Figure 1: The S&P's top 10 largest stocks accounted for 75% of the rise in 2023
2) The 60/40 portoflio is not dead (as it turned out in the year Markowitz died)
2023 has also become the resurrection of the diversification principle. The usefulness of diversification is regularly demonstrated by the performance of a 60/40 portfolio (consisting of 60% shares and 40% bonds). This portfolio has been declared dead in recent years, mainly because the diversification power of bonds would no longer work, as they entered a 'bear market' in August 2020.
But after the announcement of a likely looser monetary policy in 2024, November suddenly saw the best (bond) month since 2008, although this required the largest ever bear market in bonds. The end result was that the 60/40 portfolio (in dollars) had one of its best years ever. It shows how quickly the old investment principles are suddenly restored, and that in the year that Harry Markowitz, who received the Nobel Prize for demonstrating the usefulness of diversification, died (July 22, 2023).

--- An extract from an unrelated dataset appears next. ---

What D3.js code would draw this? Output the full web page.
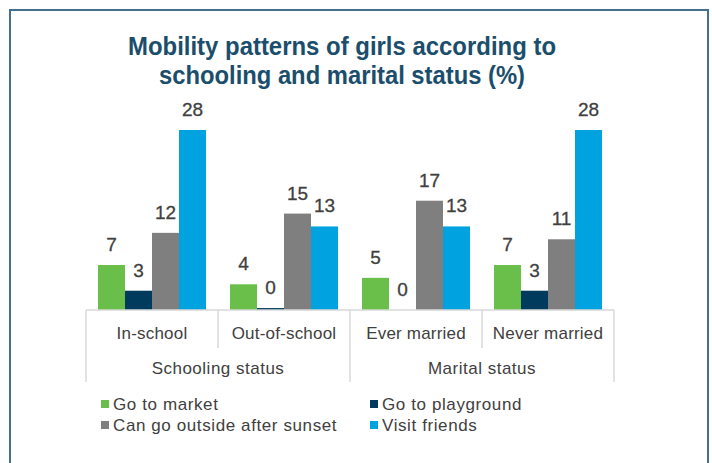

Figure 2: The ten worst years for the 60/40 portfolio with returns from the following year
3) Yet another banking crisis (banks are and remain volatile-cyclical businesses)
Due to the sharp rise in interest rates (especially in 2022), American banks (especially smaller ones) suddenly ran into problems at the beginning of 2023. A number of rescue operations had to be launched. Credit Suisse (CS) also had to be rescued in Switzerland by a takeover of UBS, although CS had run into problems mainly for reasons other than rising interest rates. There are several lessons to be learned from the latest banking crisis, for example, that banks are never safe from turmoil.
Meanwhile, banks worldwide are undergoing major reorganisations. The banking sector must become much less dominant. The European banking sector is still "overbanked," as recently stated by Elizabeth McCaul, member of the Supervisory Board of the ECB. Professor Arnoud Boot made a similar point in an interview in the latest issue of Financial Investigator magazine. Banks are therefore likely to remain volatile investments in the coming years.
Figure 3: Announced bank reorganisations worldwide by 2023
4) The sudden decoupling of gold (from yields, inflation, etc.)
Gold had a remarkable performance last year. The gold price actually reached an "all-time high" after rising about 10% (for the record, that is less than 2% above its highest point three years ago and only 10% above its highest point 11 years ago). Several reasons have been put forward, including agitation over rising inflation, rising doubts about the dollar as a global reserve currency, the recent banking crisis, the war between Hamas and Israel, and sales by China and Russia of U.S. Treasuries with the alleged repurchase of gold as (monetary) reserves.
Normally, gold does not do as well as stocks do. But other well-known correlations are also "broken," such as the one with short-term interest rates: the lower the interest rate, the more is usually invested in gold. As Figure 4 shows, in 2023 interest rates rose hard (shown by the red line representing the inverse of short-term interest rates), while gold also rose. If the correlation still holds, gold or short-term interest rates (or both) should start falling hard.
Figure 4: Gold price versus US T-bills 10-yr
5) Five outstanding country achievements (elections matter, especially in emerging countries)
Finally, a number of striking country achievements. In 2023, the top 5 consisted of respectively Argentina (+50%), Poland (+45%), Japan (yen hedged: +43%), Greece (+40%), Mexico and Italy (more or less equal: + 35%). Most of these countries held elections last year (or at the end of 2022), electing governments that favor freer markets and make their countries more accessible to investment.